中国ナショナリズム 小野寺史郎著 中公新書
(ポイント)
西洋化や日本からの武力圧力から基層社会でのナショナリズムが育っていく。その感情的ナショナリズムを利用して政治活動を行う一方、現実的外交政策の足かせにもなりうる。議会制民主主義でないため、統治の正当性の根拠(国民の利益の代表)を維持するため(みせるため)、傍から見ると必要以上に対外的議論に苛烈になる傾向がある
(抜粋)
19世紀後半、西洋化の流れにたいする、西太后の保守クーデター。
民衆の文化や感情に基盤を持つ下からの反西洋の試みの最大のものとなった
武力により西太后も西洋型政治体制を宣言せざるをえなくなった。
20世紀初頭には、袁世凱が西洋式新軍の整備をすすめる
こうした、上からの近代化政策が基層社会に浸透するのには多大な困難をともなった。また結果として中国ナショナリズムが民衆、伝統、感情を野蛮として抑圧し、知識人、西洋人、理性による文明を推進する展開は、中国の近代国家建設に様々な影響を及ぼすことになる
1915年二十一か条の要求:
中国の主権に大きく抵触する内容の日本からの要求を、袁世凱は飲まざるを得なかった。5月9日が国恥記念日
これ以降、親日派の政治家は非難され、日本は中国の主要敵となった
袁世凱の死後、段祺瑞(だんきずい)が政権を握り、西原借款などの日本の援助をかため対日関係の修復をはかったが、日本軍の中国駐留をいとめ批判される
中国人留学生は大挙して日本から帰国。
政府主導のプラグマテッィックな外交と中国社会のナショナリズムの乖離が表面化
政府は時にナショナリズムをあおり政策動員するが、その突き上げのため選択しを縛られる(プラグマティックな利害調整がむつかしくなる)

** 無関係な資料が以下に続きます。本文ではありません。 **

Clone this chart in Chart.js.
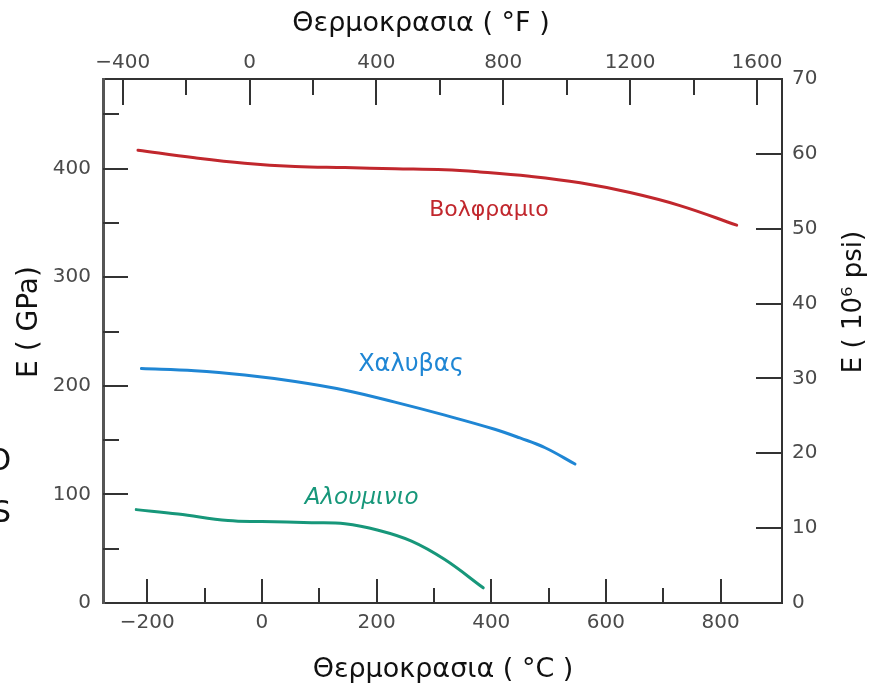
<!DOCTYPE html>
<html>
<head>
<meta charset="utf-8">
<script src="https://cdn.jsdelivr.net/npm/chart.js@4.4.1/dist/chart.umd.min.js"></script>
<style>
html,body{margin:0;padding:0;background:#ffffff;}
#wrap{width:888px;height:686px;position:relative;}
</style>
</head>
<body>
<div id="wrap"><canvas id="c" width="888" height="686"></canvas></div>
<script>
// ---- data ----
const tungstenTempC = [-216, -117, -30, 58, 145, 232, 319, 380, 467, 555, 642, 729, 828];
const tungstenE     = [417, 410, 405, 402, 401, 400, 399, 397, 393, 387, 378, 366, 348];
const steelTempC    = [-210, -117, -30, 58, 145, 232, 319, 406, 450, 494, 546];
const steelE        = [216, 214, 210, 204, 196, 185, 173, 160, 152, 143, 128];
const aluminumTempC = [-219, -146, -59, 0, 87, 145, 203, 261, 319, 386];
const aluminumE     = [86, 82, 76, 75, 74, 73, 67, 57, 40, 14];

const seriesNames = ['Βολφραμιο', 'Χαλυβας', 'Αλουμινιο'];

const celsiusTicks  = [-200, 0, 200, 400, 600, 800];
const celsiusLabels = ['\u2212200', '0', '200', '400', '600', '800'];
const celsiusMinor  = [-100, 100, 300, 500, 700];
const fahrTicks     = [-400, 0, 400, 800, 1200, 1600];
const fahrLabels    = ['\u2212400', '0', '400', '800', '1200', '1600'];
const fahrMinor     = [-200, 200, 600, 1000, 1400];
const gpaTicks      = [0, 100, 200, 300, 400];
const gpaLabels     = ['0', '100', '200', '300', '400'];
const gpaMinor      = [50, 150, 250, 350, 450];
const psiTicks      = [0, 10, 20, 30, 40, 50, 60, 70];
const psiLabels     = ['0', '10', '20', '30', '40', '50', '60', '70'];

const xTitleBottom = 'Θερμοκρασια ( °C )';
const xTitleTop    = 'Θερμοκρασια ( °F )';
const yTitleLeft   = 'E ( GPa)';
const yTitleRight  = 'E ( 10⁶ psi)';

// ---- styling ----
const COLORS = ['#c1272d', '#1f86d4', '#17977a'];
const FONT = 'DejaVu Sans';
const TICK_COLOR = '#4a4a4a';
const AXIS_COLOR = '#333333';

function pts(xs, ys) { return xs.map((x, i) => ({x: x, y: ys[i]})); }
function setTicks(list) { return function (s) { s.ticks = list.map(v => ({value: v})); }; }
function labelFrom(values, labels) { return function (v) { const i = values.indexOf(v); return i >= 0 ? labels[i] : ''; }; }

const tickFont = {family: FONT, size: 20};

// inward tick marks, drawn at scale pixels
const inwardTicks = {
  id: 'inwardTicks',
  afterDatasetsDraw(chart) {
    const ctx = chart.ctx, a = chart.chartArea, sc = chart.scales;
    ctx.save();
    ctx.strokeStyle = AXIS_COLOR;
    ctx.lineWidth = 2;
    function mark(scale, vals, len) {
      vals.forEach(v => {
        const p = Math.round(scale.getPixelForValue(v));
        ctx.beginPath();
        if (scale.position === 'bottom') { ctx.moveTo(p, a.bottom); ctx.lineTo(p, a.bottom - len); }
        else if (scale.position === 'top') { ctx.moveTo(p, a.top); ctx.lineTo(p, a.top + len); }
        else if (scale.position === 'left') { ctx.moveTo(a.left, p); ctx.lineTo(a.left + len, p); }
        else { ctx.moveTo(a.right, p); ctx.lineTo(a.right - len, p); }
        ctx.stroke();
      });
    }
    mark(sc.x, celsiusTicks, 24);
    mark(sc.x, celsiusMinor, 15);
    mark(sc.xF, fahrTicks, 26);
    mark(sc.xF, fahrMinor, 16);
    mark(sc.y, gpaTicks.filter(v => v > 0), 25);
    mark(sc.y, gpaMinor, 16);
    mark(sc.yPsi, psiTicks.filter(v => v > 0 && v < 70), 26);
    ctx.restore();
  }
};

// axis titles, series labels
const textLayer = {
  id: 'textLayer',
  afterDraw(chart) {
    const ctx = chart.ctx, sc = chart.scales;
    ctx.save();
    ctx.fillStyle = '#111';
    ctx.font = '27px "' + FONT + '"';
    ctx.textAlign = 'center';
    ctx.textBaseline = 'alphabetic';
    ctx.fillText(xTitleTop, 421, 31);
    ctx.fillText(xTitleBottom, 443, 677);

    ctx.textBaseline = 'middle';
    ctx.font = '28px "' + FONT + '"';
    ctx.save(); ctx.translate(30, 322); ctx.rotate(-Math.PI / 2); ctx.fillText(yTitleLeft, 0, 0); ctx.restore();
    ctx.font = '26px "' + FONT + '"';
    ctx.save(); ctx.translate(854, 302); ctx.rotate(-Math.PI / 2); ctx.fillText(yTitleRight, 0, 0); ctx.restore();

    // series labels placed in data coordinates
    const lab = [
      {t: seriesNames[0], c: 396, e: 362, italic: false, size: 22},
      {t: seriesNames[1], c: 260, e: 219, italic: false, size: 24},
      {t: seriesNames[2], c: 174, e: 97, italic: true, size: 23}
    ];
    lab.forEach((l, i) => {
      ctx.fillStyle = COLORS[i];
      ctx.font = (l.italic ? 'italic ' : '') + l.size + 'px "' + FONT + '"';
      ctx.fillText(l.t, sc.x.getPixelForValue(l.c), sc.y.getPixelForValue(l.e));
    });

    // cropped fragments at the left edge of the reference
    ctx.fillStyle = '#111';
    ctx.font = '30px "' + FONT + '"';
    ctx.textAlign = 'right';
    ctx.textBaseline = 'alphabetic';
    ctx.fillText('O', 11, 470);
    ctx.fillText('S', 11, 522);
    ctx.restore();
  }
};

const baseScale = {
  type: 'linear',
  grid: {display: false, drawTicks: false},
  border: {display: true, color: AXIS_COLOR, width: 2}
};

new Chart(document.getElementById('c'), {
  type: 'line',
  data: {
    datasets: [
      {label: seriesNames[0], data: pts(tungstenTempC, tungstenE), borderColor: COLORS[0]},
      {label: seriesNames[1], data: pts(steelTempC, steelE), borderColor: COLORS[1]},
      {label: seriesNames[2], data: pts(aluminumTempC, aluminumE), borderColor: COLORS[2]}
    ].map(d => Object.assign(d, {
      borderWidth: 3, pointRadius: 0, fill: false, tension: 0.4,
      borderCapStyle: 'round', xAxisID: 'x', yAxisID: 'y'
    }))
  },
  options: {
    responsive: false,
    animation: false,
    layout: {padding: 0},
    plugins: {legend: {display: false}, tooltip: {enabled: false}},
    scales: {
      x: Object.assign({}, baseScale, {
        position: 'bottom', min: -277, max: 907,
        ticks: {font: tickFont, color: TICK_COLOR, padding: 8, maxRotation: 0, callback: labelFrom(celsiusTicks, celsiusLabels)},
        afterBuildTicks: setTicks(celsiusTicks),
        afterFit: s => { s.height = 83; }
      }),
      xF: Object.assign({}, baseScale, {
        position: 'top', min: -462, max: 1679,
        ticks: {font: tickFont, color: TICK_COLOR, padding: 4, maxRotation: 0, callback: labelFrom(fahrTicks, fahrLabels)},
        afterBuildTicks: setTicks(fahrTicks),
        afterFit: s => { s.height = 79; }
      }),
      y: Object.assign({}, baseScale, {
        position: 'left', min: 0, max: 482.6,
        border: {display: true, color: '#555', width: 3},
        ticks: {font: tickFont, color: TICK_COLOR, padding: 12, callback: labelFrom(gpaTicks, gpaLabels)},
        afterBuildTicks: setTicks(gpaTicks),
        afterFit: s => { s.width = 103; }
      }),
      yPsi: Object.assign({}, baseScale, {
        position: 'right', min: 0, max: 70,
        ticks: {font: tickFont, color: TICK_COLOR, padding: 10, callback: labelFrom(psiTicks, psiLabels)},
        afterBuildTicks: setTicks(psiTicks),
        afterFit: s => { s.width = 106; }
      })
    }
  },
  plugins: [inwardTicks, textLayer]
});
</script>
</body>
</html>
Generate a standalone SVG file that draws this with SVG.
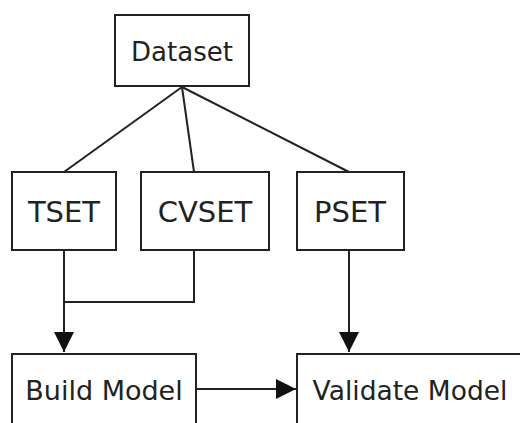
<svg xmlns="http://www.w3.org/2000/svg" width="520" height="423" viewBox="0 0 520 423">
<defs>
<style>
.box{fill:#fff;stroke:#222;stroke-width:2}
.lbl{font-family:"DejaVu Sans",sans-serif;fill:#222;text-anchor:middle}
.edge{fill:none;stroke:#222;stroke-width:2}
</style>
<marker id="arr" viewBox="0 0 20 20" refX="20" refY="10" markerWidth="20" markerHeight="20" markerUnits="userSpaceOnUse" orient="auto">
<path d="M0,0 L20,10 L0,20 Z" fill="#111"/>
</marker>
</defs>
<rect width="520" height="423" fill="#fff"/>
<g id="edges">
<line class="edge" x1="182" y1="87" x2="64" y2="172"/>
<line class="edge" x1="182" y1="87" x2="194" y2="172"/>
<line class="edge" x1="182" y1="87" x2="349" y2="172"/>
<polyline class="edge" points="194,250 194,302 64,302"/>
<line class="edge" x1="64" y1="250" x2="64" y2="352" marker-end="url(#arr)"/>
<line class="edge" x1="349" y1="250" x2="349" y2="352" marker-end="url(#arr)"/>
<line class="edge" x1="196" y1="389" x2="296" y2="389" marker-end="url(#arr)"/>
</g>
<g id="dataset"><rect class="box" x="115" y="15" width="134" height="71"/><text class="lbl" x="182" y="61" font-size="26">Dataset</text></g>
<g id="tset"><rect class="box" x="12" y="172" width="104" height="78"/><text class="lbl" x="64" y="222" font-size="29">TSET</text></g>
<g id="cvset"><rect class="box" x="141" y="172" width="128" height="78"/><text class="lbl" x="205" y="222" font-size="29">CVSET</text></g>
<g id="pset"><rect class="box" x="297" y="172" width="107" height="78"/><text class="lbl" x="350" y="222" font-size="29">PSET</text></g>
<g id="build"><rect class="box" x="12" y="354" width="184" height="80"/><text class="lbl" x="104" y="400" font-size="27">Build Model</text></g>
<g id="validate"><rect class="box" x="297" y="354" width="240" height="80"/><text class="lbl" x="410" y="400" font-size="26.5">Validate Model</text></g>
</svg>
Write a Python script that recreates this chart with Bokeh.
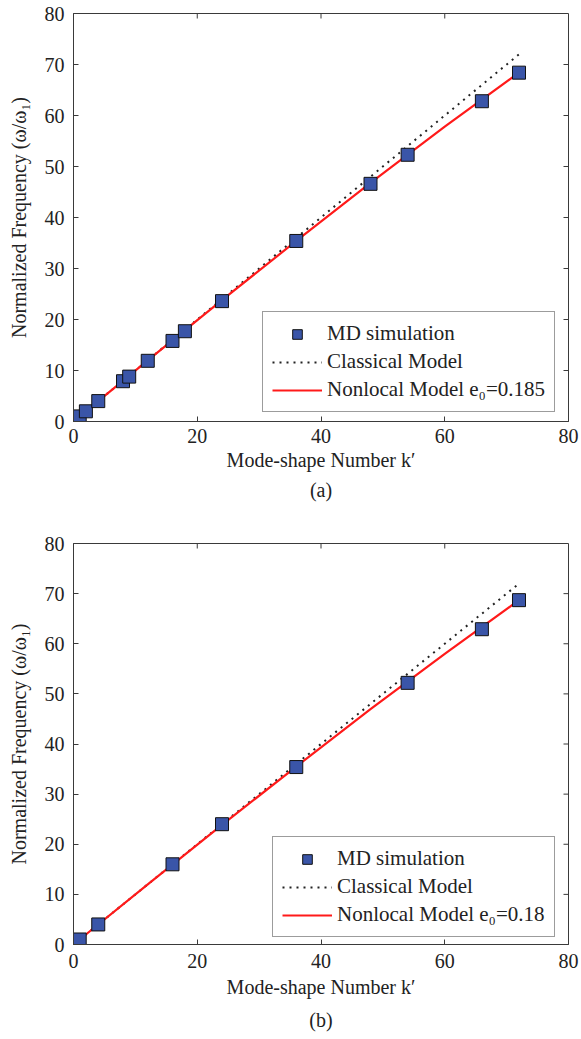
import math
from bokeh.plotting import figure
from bokeh.layouts import column
from bokeh.models import Range1d, Title, Legend, LegendItem, FixedTicker
from bokeh.embed import file_html
from bokeh.resources import INLINE

# ---- data ----
# panel (a)
a_md_k = [1, 2, 4, 8, 9, 12, 16, 18, 24, 36, 48, 54, 66, 72]
a_md_f = [1, 2, 4, 7.9, 8.8, 11.9, 15.8, 17.7, 23.6, 35.4, 46.6, 52.3, 62.8, 68.4]
a_cls_k = [1, 72]
a_cls_f = [1, 72]
a_nl_k = [1, 12, 24, 36, 48, 60, 72]
a_nl_f = [1, 11.98, 23.8, 35.4, 46.8, 57.8, 68.4]
a_nl_label = "Nonlocal Model e\u2080=0.185"

# panel (b)
b_md_k = [1, 4, 16, 24, 36, 54, 66, 72]
b_md_f = [1, 4, 16, 24, 35.4, 52.2, 62.9, 68.7]
b_cls_k = [1, 72]
b_cls_f = [1, 72]
b_nl_k = [1, 12, 24, 36, 48, 60, 72]
b_nl_f = [1, 11.99, 23.87, 35.5, 46.95, 58.0, 68.7]
b_nl_label = "Nonlocal Model e\u2080=0.18"

yticks = [0, 10, 20, 30, 40, 50, 60, 70, 80]
xticks = [0, 20, 40, 60, 80]
x_max = 80
y_max = 80

FONT = "Liberation Serif"
AX = "#3a3a3a"
TXT = "#222222"


def style_axis(ax):
    ax.axis_line_color = AX
    ax.major_tick_line_color = AX
    ax.major_tick_in = 5
    ax.major_tick_out = 0
    ax.minor_tick_line_color = None
    ax.major_label_text_font = FONT
    ax.major_label_text_color = TXT
    ax.major_label_text_font_size = "20px"
    ax.axis_label_text_font = FONT
    ax.axis_label_text_font_style = "normal"
    ax.axis_label_text_color = TXT
    ax.axis_label_text_font_size = "20px"


def make_panel(md_k, md_f, cls_k, cls_f, nl_k, nl_f, nl_label, caption,
               height, top, bottom, leg_loc, tick_sd, lab_sd, cap_sd):
    p = figure(width=581, height=height, output_backend="svg", toolbar_location=None,
               x_range=Range1d(0, x_max), y_range=Range1d(0, y_max),
               min_border_left=73, min_border_right=13,
               min_border_top=top, min_border_bottom=bottom)
    p.grid.visible = False
    p.outline_line_color = AX
    p.background_fill_color = "white"
    p.border_fill_color = "white"

    p.xaxis.ticker = FixedTicker(ticks=xticks)
    p.yaxis.ticker = FixedTicker(ticks=yticks)
    p.xaxis.axis_label = "Mode-shape Number k\u2032"
    p.yaxis.axis_label = "Normalized Frequency (\u03c9/\u03c9\u2081)"
    for ax in p.xaxis:
        style_axis(ax)
        ax.major_label_standoff = tick_sd
        ax.axis_label_standoff = lab_sd
    for ax in p.yaxis:
        style_axis(ax)
        ax.major_label_standoff = 9
        ax.axis_label_standoff = 12

    # inward ticks on the top and right edges of the box
    p.ray(x=xticks[1:-1], y=[y_max] * (len(xticks) - 2), length=5, length_units="screen",
          angle=-math.pi / 2, line_color=AX, line_width=1)
    p.ray(x=[x_max] * (len(yticks) - 2), y=yticks[1:-1], length=5, length_units="screen",
          angle=math.pi, line_color=AX, line_width=1)

    r_cls = p.line(cls_k, cls_f, line_color=TXT, line_width=2, line_dash="2 5")
    r_nl = p.line(nl_k, nl_f, line_color="#ff1a1a", line_width=2.2)
    r_md = p.scatter(md_k, md_f, marker="square", size=13, fill_color="#3a55a8",
                     line_color="#111111", line_width=1)

    legend = Legend(items=[LegendItem(label="MD simulation", renderers=[r_md]),
                           LegendItem(label="Classical Model", renderers=[r_cls]),
                           LegendItem(label=nl_label, renderers=[r_nl])],
                    location=leg_loc)
    legend.label_text_font = FONT
    legend.label_text_font_size = "21px"
    legend.label_text_color = TXT
    legend.glyph_width = 50
    legend.glyph_height = 24
    legend.label_height = 24
    legend.label_standoff = 5
    legend.spacing = 3
    legend.padding = 9
    legend.margin = 0
    legend.border_line_color = AX
    legend.border_line_width = 1
    legend.background_fill_alpha = 1
    p.add_layout(legend, "center")

    cap = Title(text=caption, align="center", text_font=FONT, text_font_size="20px",
                text_font_style="normal", text_color=TXT, standoff=cap_sd)
    p.add_layout(cap, "below")
    return p


pa = make_panel(a_md_k, a_md_f, a_cls_k, a_cls_f, a_nl_k, a_nl_f, a_nl_label, "(a)",
                510, 13, 89, (189, 9), 7, 3, 7)
pb = make_panel(b_md_k, b_md_f, b_cls_k, b_cls_f, b_nl_k, b_nl_f, b_nl_label, "(b)",
                529, 33, 95, (199, 7), 9, 5, 12)

layout = column(pa, pb, spacing=0)
open("out.html", "w").write(file_html(layout, INLINE))
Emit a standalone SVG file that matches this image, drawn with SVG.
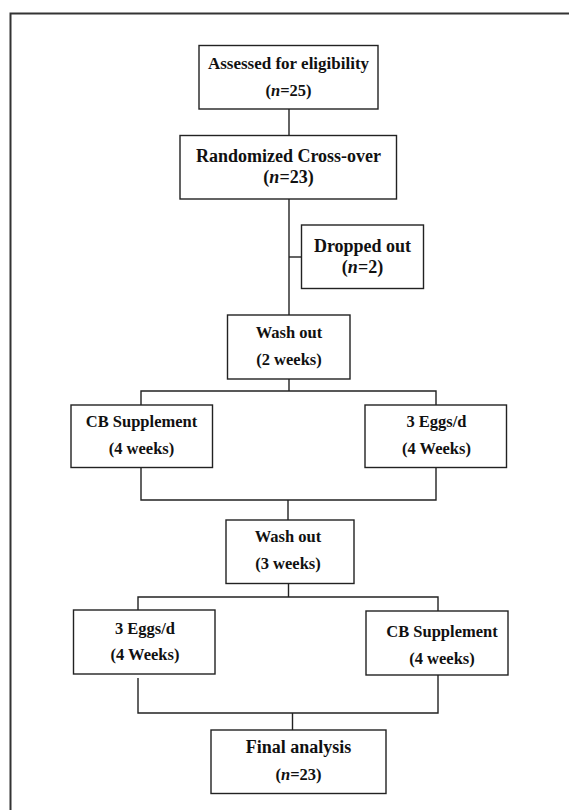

文明的、理性的な公定ナショナリズムと民間主導のナショナリズム運動の祖語(P93)
その主たる争点が対日関係だった
1945年には、蒋介石は、共産党との内戦再開のため日本との協力関係が必要という現実的判断があった。このため、民衆のナショナリズム感情抑制に動く
共産党政権にとって、統治の正当性は、社会主義思想時代は人民を導くという論理だったが、市場経済導入後は、国民の利益を実質的に代表することをしめすことでしか正当化できない。
制度上、代表制民主主義ではなく形式的には示すことができないので、共産党統治の不安定な構造である。中国がはたからみて過敏とも割れるほど国内外の言動や議論に神経を多がらせるのはそのためである。
指導者の交代も制度化されていないので、党内で常に激しい権力闘争が行われていること、幹部がなナショナリストから弱腰とみられることを必要以上に恐れる
そして、天安門のように制御不能なしたからの動きや秩序の動揺にたいして警戒心をもっている。(P241)
(感想)
共産党政権での統治の正当性維持(客観性の維持)の観点からは限界に近いようにみえる。一方、民主主義国家はポピュリズムに陥っている国もある。一党独裁の国は往々にして腐敗し、ハイパーインフレ、クーデター、貧困に陥りがちだが、中国はそれが起きていない。ナショナリズムとプラグマティズムのバランスができているというのだろうか?オーナー企業とモニタリング体制の整った株式会社の意思決定のスピードの違いか?オーナーが正しければ迅速に適切な判断ができ、一方民意を代表したはずの大統領が暴走していては次の選挙まで混乱がつづく。民意がナショナリズム感情に支配されてはまた感情ナショナリズムの代表者が大統領になってしまうのでは??